Since having children, our beagle is inexcusably fat. She will tolerate any amount of eye gouging or tail pulling if it comes with a bowl of goldfish crackers. She somehow always finds a way to jump on the table after mealtime and yet getting up on the bed is simply too much of an effort and requires a grunt loud enough to wake the house. Last week my kids were finding yet another way to terrorize our pets by trapping them in the bathroom and some 5 hours later we only noticed we were one pet short because my 20 month old looked up from her book to ask, "Where did Lola go?"

The other day my sister in-law texted me that her 90 pound yellow lab got into the garbage again while tracking mud through the living room all while she was attempted to feed her two children under 2 and it read, "Today during nap time I wrote the re-homing Craigslist ad in my head". I responded with "I can send you the draft I already have saved and we could offer a 3 for 1 special."

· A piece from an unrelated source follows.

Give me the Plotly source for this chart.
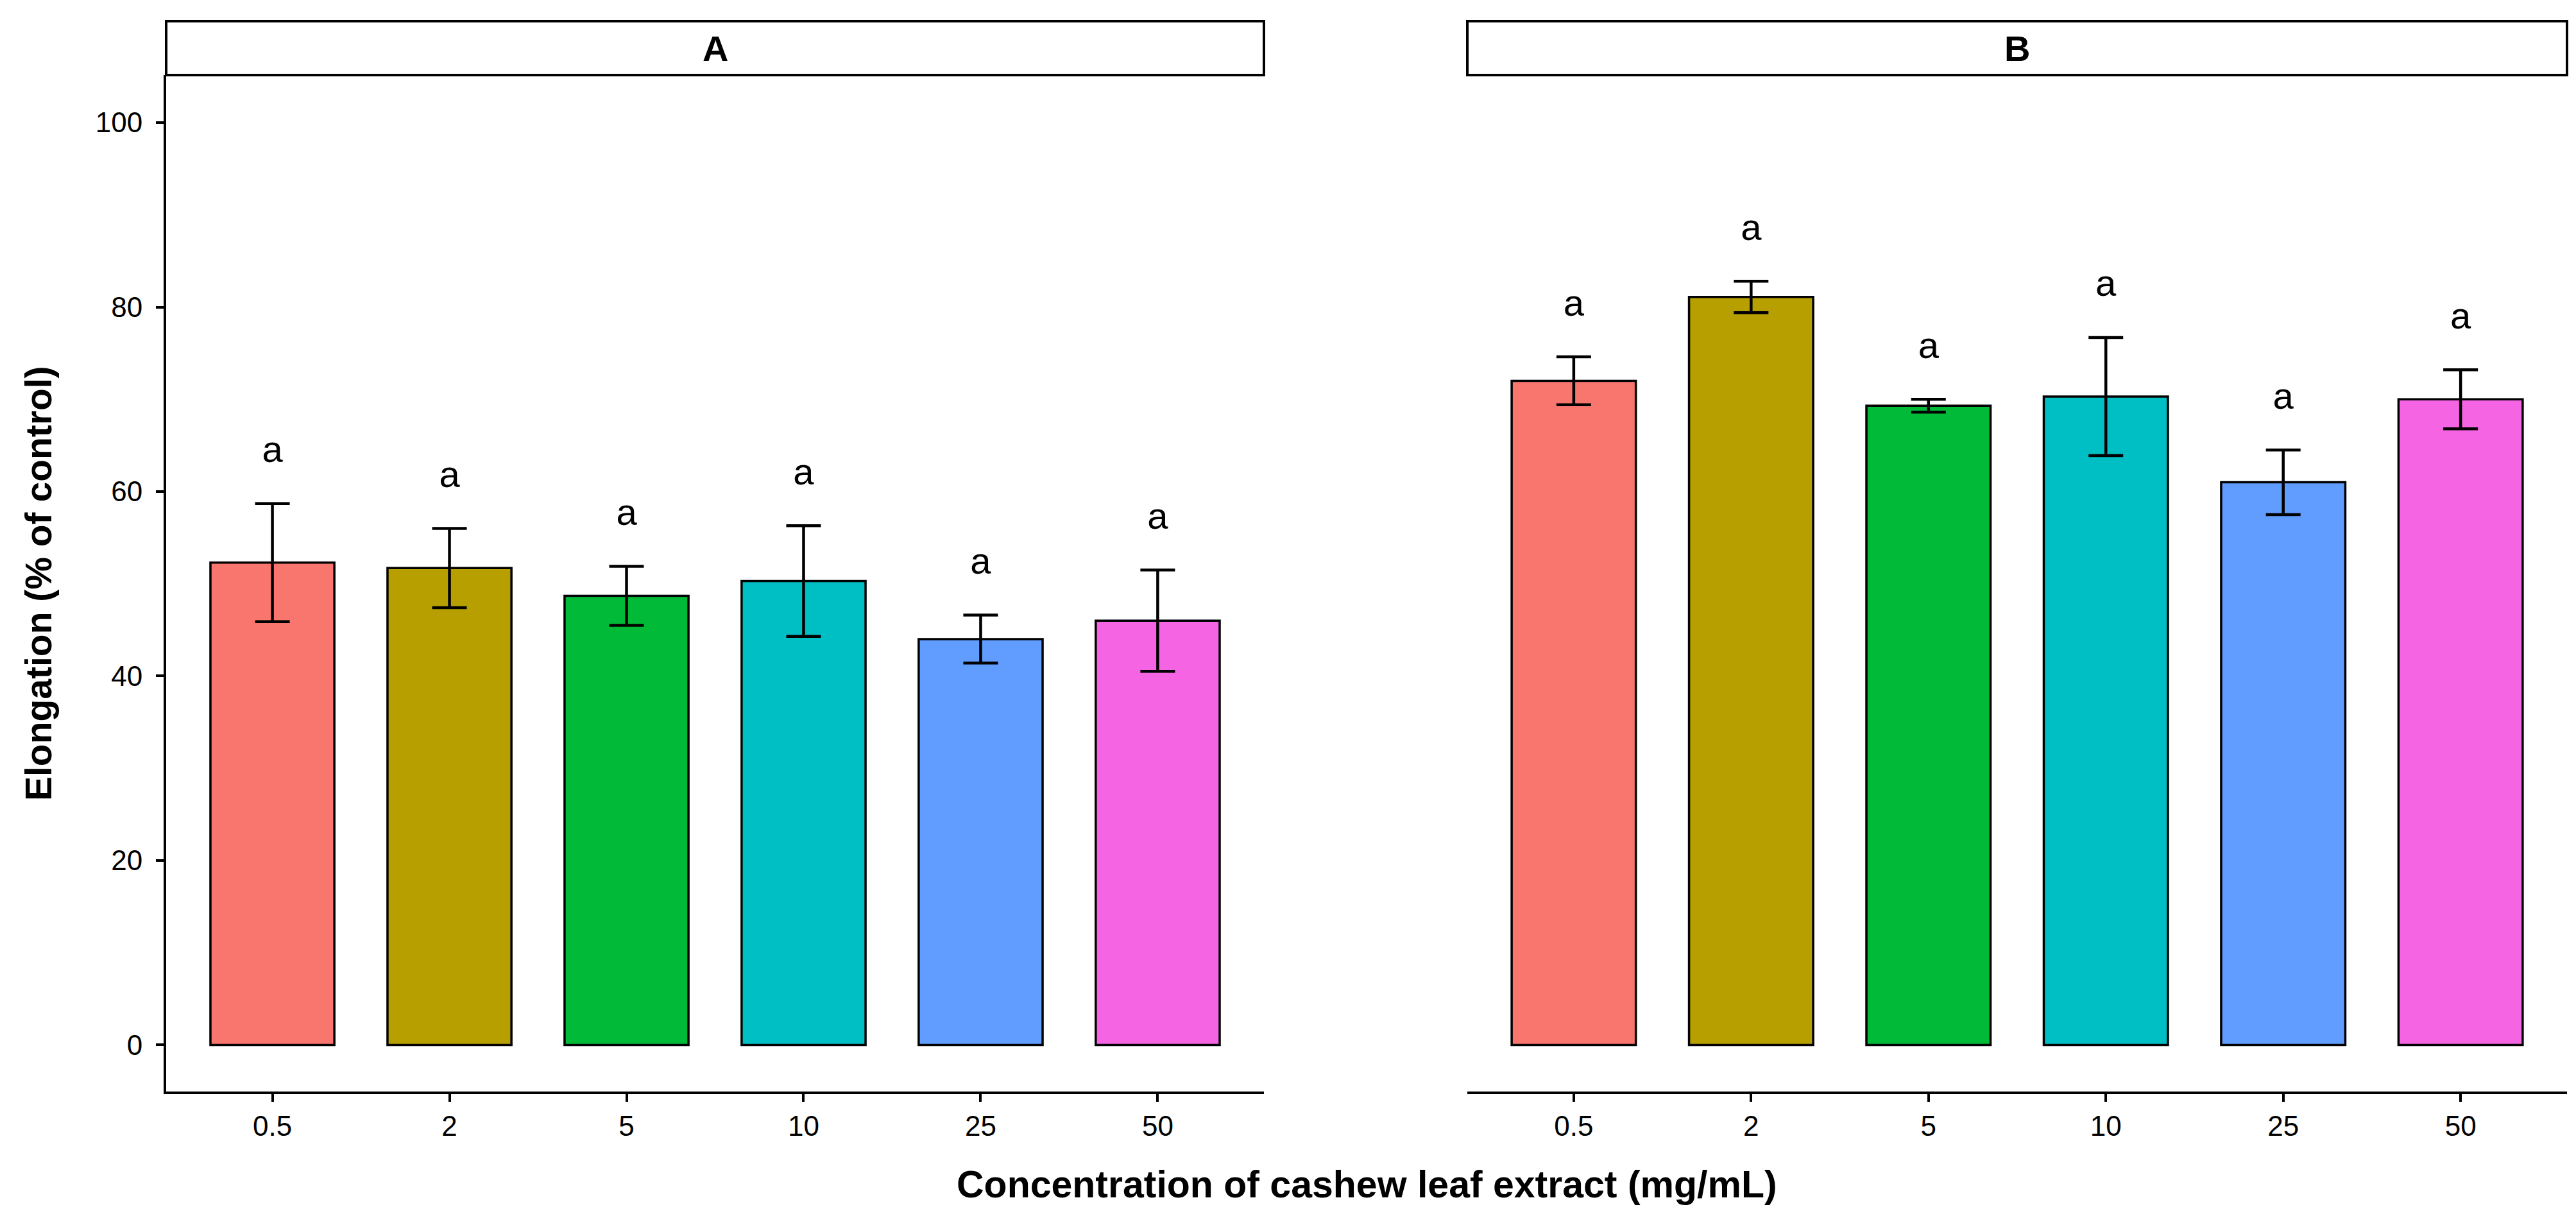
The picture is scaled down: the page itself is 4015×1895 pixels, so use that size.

Even as I'm typing this post, our Cocker Spaniel has been circling under the tunnel my legs are creating between our two couches. I couldn't figure out why and then I realized it's because it must feel like I'm "petting" her. Don't worry Madeleine attempted to ride her for 20 minutes earlier and so she got a lot of additional "pets" today. In between moments of my kids attempting to flop their ears the wrong direction and eat their dog food—having pets and young children is a lot an ice cream sundae with fudge brownies and caramel sauce-- there can be such thing as too much of a good thing.  

Before you send the SPCA over to our home you should know, we actually love our dogs and our girls really love our dogs and if we could figure out a way to safely use our dogs as babysitters like they do with "Nana" the dog in Peter Pan then they would truly be considered "man's best friend".